Grovest has invested in startups such as business and accounting software suite, SMEasy, online organic shop Faithful to Nature and payment gateway, Setcom.

Butkow’s almost evangelical passion for entrepreneurship has made him something of an authority in SA startups and has seen him support and mentor many technology businesses, assisting them in driving growth.

He has over 28 years management consulting experience and significant technology skills from working across multiple industries including financial services, resources, retail, automotive and communications.

SME South Africa sits down for a one-on-one interview with Butkow to talk to him about what it takes to get him to invest in your startup and how he separates the entrepreneurs from the wantrepreneurs.

Q: What do you love most about what you do?
I love working with people that are coachable that want to learn, that know what they know that know what they don’t know.

It makes me proud to be able to give back, to really help these young entrepreneurs who haven’t necessarily had the experience, to help them see the road ahead. I can help them see the potholes, I can help them see the curves in the road. I can really help them jump the learning curve and not have to build their businesses by trial and error.

“It makes me proud to be able to give back, to really help these young entrepreneurs who haven’t necessarily had the experience”

And I think what gives me the most satisfaction is when an entrepreneur comes back and says ‘Wow, your input, your mentoring and counseling have changed my business and have changed my life’. And that makes me sleep very well at night.

Q: What excites you most about seeing a startup you have coached succeed?
Success excites me – you’ve put in a lot of effort, their incredible passion and commitment and actually seeing results.

There’s a very small percentage of entrepreneurs that actually succeed. [The stats say it’s about] 5%. And I like to see the guys that I work with being part of that 5%.

It gives me incredible confidence in the country and the entrepreneurs to see that they can learn and they can turn an idea into a product, into a business. It’s extremely rewarding.

Q: What do you think is the difference between a good entrepreneur and a great entrepreneur?
It takes a lot of years’ experience to go with your gut. I have what I call the ‘BS Meter’, and my BS meter can tell me a really good entrepreneur who’s really committed and really passionate and puts everything into what they are doing, from the people that are doing it on the side – if it works it works and if it gets too hard they’re going to stop.

“If they’ve got that ‘why’, then the ‘how’ and the ‘what’ normally come from that”

I think they need to get that ‘why’, I need to understand why they’re doing it. If they’ve got that ‘why’, then the ‘how’ and the ‘what’ normally come from that – but they need to have that ‘why’. ‘Why am I going to work 24 hours a day – Why am I going to get a roller coaster of euphoria and then absolute horrible times and keep on going’.

And that for me is what separates the good from the great.

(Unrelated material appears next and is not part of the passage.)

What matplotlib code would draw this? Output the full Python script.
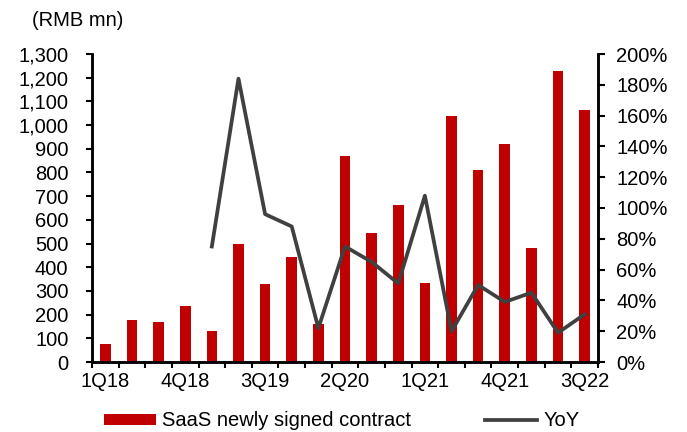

And that is what separates the winners from the losers, in all honesty. The winners will keep on going and the losers will find excuses to why they should stop.

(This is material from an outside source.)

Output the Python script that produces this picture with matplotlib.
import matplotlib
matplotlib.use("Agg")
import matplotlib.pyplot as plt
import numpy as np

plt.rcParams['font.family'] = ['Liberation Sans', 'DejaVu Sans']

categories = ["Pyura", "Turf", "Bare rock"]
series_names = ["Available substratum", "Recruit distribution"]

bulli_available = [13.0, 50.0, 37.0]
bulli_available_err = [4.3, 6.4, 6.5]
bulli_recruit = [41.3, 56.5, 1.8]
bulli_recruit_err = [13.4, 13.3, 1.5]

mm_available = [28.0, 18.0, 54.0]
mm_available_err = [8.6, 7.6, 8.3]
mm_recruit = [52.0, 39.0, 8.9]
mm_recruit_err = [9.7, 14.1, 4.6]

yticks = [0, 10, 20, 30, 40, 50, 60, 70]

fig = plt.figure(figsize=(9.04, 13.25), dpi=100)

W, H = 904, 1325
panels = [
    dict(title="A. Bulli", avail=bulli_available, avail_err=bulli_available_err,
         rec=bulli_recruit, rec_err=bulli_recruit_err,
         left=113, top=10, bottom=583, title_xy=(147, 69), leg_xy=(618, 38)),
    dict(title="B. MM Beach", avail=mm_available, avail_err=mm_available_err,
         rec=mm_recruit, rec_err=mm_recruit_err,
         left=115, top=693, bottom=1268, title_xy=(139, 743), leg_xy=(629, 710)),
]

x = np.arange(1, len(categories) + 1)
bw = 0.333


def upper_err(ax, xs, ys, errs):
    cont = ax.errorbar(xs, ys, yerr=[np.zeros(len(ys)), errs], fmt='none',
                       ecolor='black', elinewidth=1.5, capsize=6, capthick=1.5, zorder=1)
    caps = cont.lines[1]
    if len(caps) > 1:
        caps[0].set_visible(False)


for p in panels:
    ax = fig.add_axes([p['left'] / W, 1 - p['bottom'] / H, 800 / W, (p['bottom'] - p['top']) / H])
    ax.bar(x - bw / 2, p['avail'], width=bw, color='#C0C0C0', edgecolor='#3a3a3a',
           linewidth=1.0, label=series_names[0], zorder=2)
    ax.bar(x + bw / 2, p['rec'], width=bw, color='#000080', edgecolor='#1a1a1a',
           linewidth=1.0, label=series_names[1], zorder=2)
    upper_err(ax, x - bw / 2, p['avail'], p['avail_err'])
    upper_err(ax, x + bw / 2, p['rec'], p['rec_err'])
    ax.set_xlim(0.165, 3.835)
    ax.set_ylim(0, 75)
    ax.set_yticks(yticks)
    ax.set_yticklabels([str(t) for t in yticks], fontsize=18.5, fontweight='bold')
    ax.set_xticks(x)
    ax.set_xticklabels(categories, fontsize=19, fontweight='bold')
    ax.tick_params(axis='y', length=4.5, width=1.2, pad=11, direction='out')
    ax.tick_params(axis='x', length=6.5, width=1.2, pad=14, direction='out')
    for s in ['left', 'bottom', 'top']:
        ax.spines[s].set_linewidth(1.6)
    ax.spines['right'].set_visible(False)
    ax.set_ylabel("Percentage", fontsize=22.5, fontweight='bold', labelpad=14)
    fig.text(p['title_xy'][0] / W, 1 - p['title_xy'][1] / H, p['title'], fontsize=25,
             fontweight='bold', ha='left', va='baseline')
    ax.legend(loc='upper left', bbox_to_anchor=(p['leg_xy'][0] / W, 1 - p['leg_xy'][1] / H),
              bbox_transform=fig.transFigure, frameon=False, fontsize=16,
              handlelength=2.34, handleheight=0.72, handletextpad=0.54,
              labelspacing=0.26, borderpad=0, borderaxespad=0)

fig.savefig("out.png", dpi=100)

Q: What are the 3 most important criteria when deciding whether to invest or not?
I’ve got many criteria but in all honesty, I invest in people and I invest in teams. And my first top 5 criteria are people, people, people, people, people. I want to see that they’ve got the best team on the planet. I want to see that they’ve done this before, or at least that they’ve got someone on the team that has done this before – it’s what I call the execution intelligence. And that they’ve taken on a challenge like this and have been successful before.

[They’ve got to have] someone on the team or an advisor or a mentor, someone that can help them through the rough times.

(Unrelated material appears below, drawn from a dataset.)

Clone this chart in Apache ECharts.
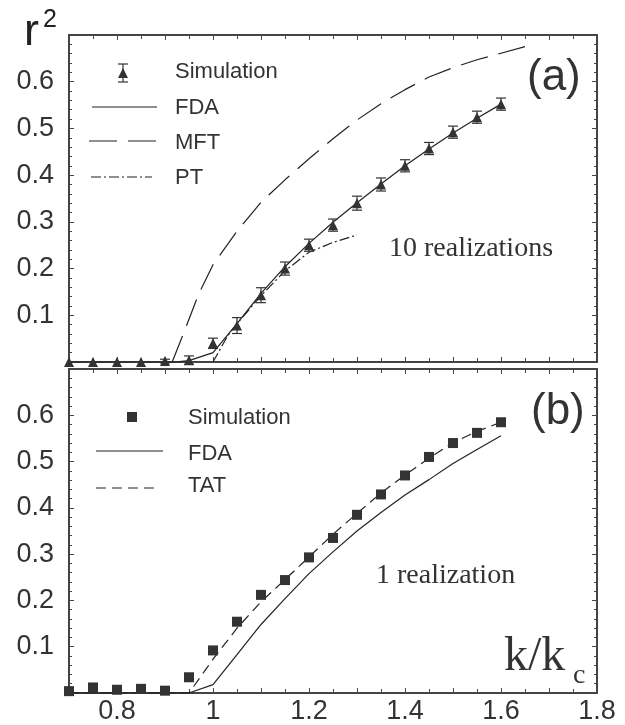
<!DOCTYPE html>
<html>
<head>
<meta charset="utf-8">
<script src="https://cdn.jsdelivr.net/npm/echarts@6/dist/echarts.min.js"></script>
<style>
	html, body { margin: 0; padding: 0; background: #fff; }
	#main { width: 625px; height: 725px; }
</style>
</head>
<body>
<div id="main"></div>
<script>
// (a) 10 realizations
var kSim = [0.7, 0.75, 0.8, 0.85, 0.9, 0.95, 1.0, 1.05, 1.1, 1.15, 1.2, 1.25, 1.3, 1.35, 1.4, 1.45, 1.5, 1.55, 1.6];
var simA = [0, 0, 0, 0, 0.002, 0.004, 0.040, 0.078, 0.143, 0.200, 0.250, 0.293, 0.340, 0.380, 0.420, 0.457, 0.492, 0.524, 0.552];
var errA = [0, 0, 0, 0, 0.004, 0.009, 0.011, 0.017, 0.016, 0.014, 0.013, 0.013, 0.015, 0.014, 0.013, 0.013, 0.013, 0.013, 0.013];

var kFdaA = [0.7, 0.92, 0.95, 1.0, 1.05, 1.1, 1.15, 1.2, 1.25, 1.3, 1.35, 1.4, 1.45, 1.5, 1.55, 1.6];
var fdaA = [0, 0, 0.003, 0.02, 0.082, 0.147, 0.204, 0.254, 0.299, 0.341, 0.381, 0.420, 0.456, 0.490, 0.522, 0.552];

var kMft = [0.915, 0.94, 0.97, 1.0, 1.05, 1.1, 1.15, 1.2, 1.25, 1.3, 1.35, 1.4, 1.45, 1.5, 1.55, 1.6, 1.65];
var mft = [0, 0.065, 0.145, 0.208, 0.28, 0.342, 0.39, 0.435, 0.478, 0.518, 0.553, 0.583, 0.61, 0.63, 0.647, 0.661, 0.675];

var kPt = [1.0, 1.03, 1.05, 1.1, 1.15, 1.2, 1.25, 1.3];
var pt = [0, 0.055, 0.082, 0.142, 0.195, 0.235, 0.256, 0.272];

// (b) 1 realization
var simB = [0.004, 0.012, 0.007, 0.009, 0.005, 0.034, 0.092, 0.154, 0.212, 0.244, 0.293, 0.335, 0.385, 0.429, 0.470, 0.510, 0.540, 0.562, 0.585];

var kFdaB = [0.7, 0.95, 1.0, 1.05, 1.1, 1.15, 1.2, 1.25, 1.3, 1.35, 1.4, 1.45, 1.5, 1.55, 1.6];
var fdaB = [0, 0, 0.018, 0.083, 0.148, 0.204, 0.258, 0.305, 0.350, 0.390, 0.428, 0.461, 0.496, 0.526, 0.556];

var kTat = [0.7, 0.95, 1.0, 1.05, 1.1, 1.15, 1.2, 1.25, 1.3, 1.35, 1.4, 1.45, 1.5, 1.55, 1.6];
var tat = [0, 0, 0.073, 0.14, 0.197, 0.245, 0.294, 0.343, 0.388, 0.432, 0.471, 0.507, 0.541, 0.565, 0.585];

var xTicks = ['0.8', '1', '1.2', '1.4', '1.6', '1.8'];
var yTicks = ['0.1', '0.2', '0.3', '0.4', '0.5', '0.6'];

var ink = '#333';
var sans = '"Liberation Sans", Arial, sans-serif';
var serif = '"Liberation Serif", "Times New Roman", serif';

var dashMft = [28, 11];
var dashPt = [10, 3, 2, 3];
var dashTat = [10, 6];

function zip(xs, ys) {
	return xs.map(function(x, i) {
		return [x, ys[i]];
	});
}

var errData = [];
kSim.forEach(function(k, i) {
	if (errA[i] > 0) {
		errData.push([k, simA[i] - errA[i], simA[i] + errA[i]]);
	}
});

function xAxisOf(grid, pos, labels) {
	return {
		type: 'value', gridIndex: grid, position: pos,
		min: 0.7, max: 1.8, interval: 0.1,
		axisLine: { onZero: false, lineStyle: { color: '#444', width: 2 } },
		axisTick: { inside: true, length: 5, lineStyle: { color: '#444', width: 1 } },
		minorTick: { show: true, splitNumber: 2, length: 4, lineStyle: { color: '#444', width: 1 } },
		splitLine: { show: false },
		axisLabel: {
			show: labels, margin: 5, color: ink, fontFamily: sans, fontSize: 27,
			formatter: function(v) {
				var s = String(Math.round(v * 10) / 10);
				return xTicks.indexOf(s) >= 0 ? s : '';
			}
		}
	};
}

function yAxisOf(grid, pos, labels) {
	return {
		type: 'value', gridIndex: grid, position: pos,
		min: 0, max: 0.7, interval: 0.1,
		axisLine: { onZero: false, lineStyle: { color: '#444', width: 2 } },
		axisTick: { inside: true, length: 5, lineStyle: { color: '#444', width: 1 } },
		minorTick: { show: true, splitNumber: 5, length: 3, lineStyle: { color: '#444', width: 1 } },
		splitLine: { show: false },
		axisLabel: {
			show: labels, margin: 15, color: ink, fontFamily: sans, fontSize: 27,
			formatter: function(v) {
				var s = (Math.round(v * 10) / 10).toFixed(1);
				return yTicks.indexOf(s) >= 0 ? s : '';
			}
		}
	};
}

function lineOf(name, xi, yi, data, dash) {
	return {
		name: name, type: 'line', xAxisIndex: xi, yAxisIndex: yi,
		data: data, symbol: 'none', silent: true, clip: false,
		lineStyle: { color: '#222', width: 1.2, type: dash },
		z: 3
	};
}

// legend drawn by hand: sample line + label
function keyLine(x1, x2, y, dash) {
	return { type: 'line', shape: { x1: x1, y1: y, x2: x2, y2: y }, style: { stroke: '#222', lineWidth: 1.2, lineDash: dash } };
}

function keyText(x, y, txt) {
	return { type: 'text', x: x, y: y, style: { text: txt, fill: ink, font: '22px ' + sans, verticalAlign: 'middle' } };
}

var chart = echarts.init(document.getElementById('main'));

var option = {
	animation: false,
	backgroundColor: '#fff',
	grid: [
		{ left: 69, top: 35, width: 528, height: 327 },
		{ left: 69, top: 369, width: 528, height: 326 }
	],
	xAxis: [
		xAxisOf(0, 'bottom', false),
		xAxisOf(0, 'top', false),
		xAxisOf(1, 'bottom', true),
		xAxisOf(1, 'top', false)
	],
	yAxis: [
		yAxisOf(0, 'left', true),
		yAxisOf(0, 'right', false),
		yAxisOf(1, 'left', true),
		yAxisOf(1, 'right', false)
	],
	series: [
		lineOf('FDA', 0, 0, zip(kFdaA, fdaA), 'solid'),
		lineOf('MFT', 0, 0, zip(kMft, mft), dashMft),
		lineOf('PT', 0, 0, zip(kPt, pt), dashPt),
		{
			name: 'error', type: 'custom', xAxisIndex: 0, yAxisIndex: 0,
			data: errData, clip: false, silent: true, z: 4,
			encode: { x: 0, y: [1, 2] },
			renderItem: function(params, api) {
				var top = api.coord([api.value(0), api.value(2)]);
				var bot = api.coord([api.value(0), api.value(1)]);
				var st = { stroke: ink, lineWidth: 1.2 };
				return {
					type: 'group',
					children: [
						{ type: 'line', shape: { x1: top[0], y1: top[1], x2: bot[0], y2: bot[1] }, style: st },
						{ type: 'line', shape: { x1: top[0] - 5, y1: top[1], x2: top[0] + 5, y2: top[1] }, style: st },
						{ type: 'line', shape: { x1: bot[0] - 5, y1: bot[1], x2: bot[0] + 5, y2: bot[1] }, style: st }
					]
				};
			}
		},
		{
			name: 'Simulation', type: 'scatter', xAxisIndex: 0, yAxisIndex: 0,
			data: zip(kSim, simA), symbol: 'triangle', symbolSize: 10,
			itemStyle: { color: ink, opacity: 1 }, clip: false, silent: true, z: 5
		},
		lineOf('FDA', 2, 2, zip(kFdaB, fdaB), 'solid'),
		lineOf('TAT', 2, 2, zip(kTat, tat), dashTat),
		{
			name: 'Simulation', type: 'scatter', xAxisIndex: 2, yAxisIndex: 2,
			data: zip(kSim, simB), symbol: 'rect', symbolSize: 10,
			itemStyle: { color: ink, opacity: 1 }, clip: false, silent: true, z: 5
		}
	],
	graphic: [
		// legend (a)
		{ type: 'polygon', shape: { points: [[123, 68], [118, 78], [128, 78]] }, style: { fill: ink } },
		{ type: 'line', shape: { x1: 123, y1: 64, x2: 123, y2: 82 }, style: { stroke: ink, lineWidth: 1.2 } },
		{ type: 'line', shape: { x1: 118, y1: 64, x2: 128, y2: 64 }, style: { stroke: ink, lineWidth: 1.2 } },
		{ type: 'line', shape: { x1: 118, y1: 82, x2: 128, y2: 82 }, style: { stroke: ink, lineWidth: 1.2 } },
		keyText(175, 72, 'Simulation'),
		keyLine(92, 157, 107, null),
		keyText(175, 108, 'FDA'),
		keyLine(89, 157, 141, dashMft),
		keyText(175, 143, 'MFT'),
		keyLine(91, 152, 177, dashPt),
		keyText(175, 178, 'PT'),
		// legend (b)
		{ type: 'rect', shape: { x: 127, y: 412, width: 10, height: 10 }, style: { fill: ink } },
		keyText(188, 418, 'Simulation'),
		keyLine(96, 163, 451, null),
		keyText(188, 454, 'FDA'),
		keyLine(96, 160, 488, dashTat),
		keyText(188, 486, 'TAT'),
		// y title r^2
		{ type: 'text', left: 24, top: 10, style: { text: 'r', fill: '#222', font: '45px ' + sans } },
		{ type: 'text', left: 43, top: 8, style: { text: '2', fill: '#222', font: '25px ' + sans } },
		// panel tags
		{ type: 'text', left: 527, top: 56, style: { text: '(a)', fill: ink, font: '44px ' + sans } },
		{ type: 'text', left: 531, top: 390, style: { text: '(b)', fill: ink, font: '44px ' + sans } },
		{ type: 'text', left: 389, top: 235, style: { text: '10 realizations', fill: ink, font: '28px ' + serif } },
		{ type: 'text', left: 376, top: 562, style: { text: '1 realization', fill: ink, font: '28px ' + serif } },
		// x title k/k_c
		{ type: 'text', left: 504, top: 633, style: { text: 'k/k', fill: ink, font: '48px ' + serif } },
		{ type: 'text', left: 573, top: 662, style: { text: 'c', fill: ink, font: '28px ' + serif } }
	]
};

chart.setOption(option);
</script>
</body>
</html>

Number 2 is that they are making something that the market wants. It’s what I call product-market fit. Just to make the next new shiny toy and then find people or the market that wants it – the ‘build it and they will come’ method – is not what excites me. I want to know that they are solving a significant customer problem and we all know that in Africa we’ve got our challenges, so there are many opportunities to solve big problems and turn that into a big business.

Number 3 is that they are able to sell whatever they are making. Nothing happens until the cash register rings. Sales is the number 1 skill that every founding team needs. We need to get clients and then we need to keep those clients happy, they’ll come back and buy over and over again.

Those three are the main criteria of the many criteria that I look at when making an investment decision.

Q: What have been your toughest experiences so far?

Whenever you have to close a business down, that’s tough. You get used to the people and they become part of the family and one day you look and the business is not working. And you have to actually close it down.  And that’s very very tough because it impacts people it impacts families, it impacts your investors, it impacts everyone. So as much as we don’t like to do that we also don’t want to throw good money after bad.

“I’ve got many criteria but in all honesty, I invest in people and I invest in teams”

As a venture capitalist, you have to know from when you’re being stubborn to when you’re being realistic. And I think the realism says we’ve tried, we’ve given the business everything, it’s now time to stop throwing good money after bad and you have to close the business down and it’s really really tough to do that to your ‘family’.

Q: What has being an investor taught you about entrepreneurship?
There’s a lot that being an investor has taught me and I think the number one thing is that not all entrepreneurs are made equally. The biggest challenge of a venture capitalist is to be able to sieve out the winners from the losers.

Everyone comes with their great stories and great business plans and tells you they are going to be millionaires in three years’ time. But the real challenge is to [separate] the real people that can really make it happen and can execute from the guys that just tell you whatever you want to hear.

My best lesson again is to not look at all the nonsense, to be able to sieve out the real stuff and the real people from all the nonsense that you hear all the time.

There are so many ‘wantrepreneurs‘ who just want to try and get capital from you for the sake of building something that no one actually wants.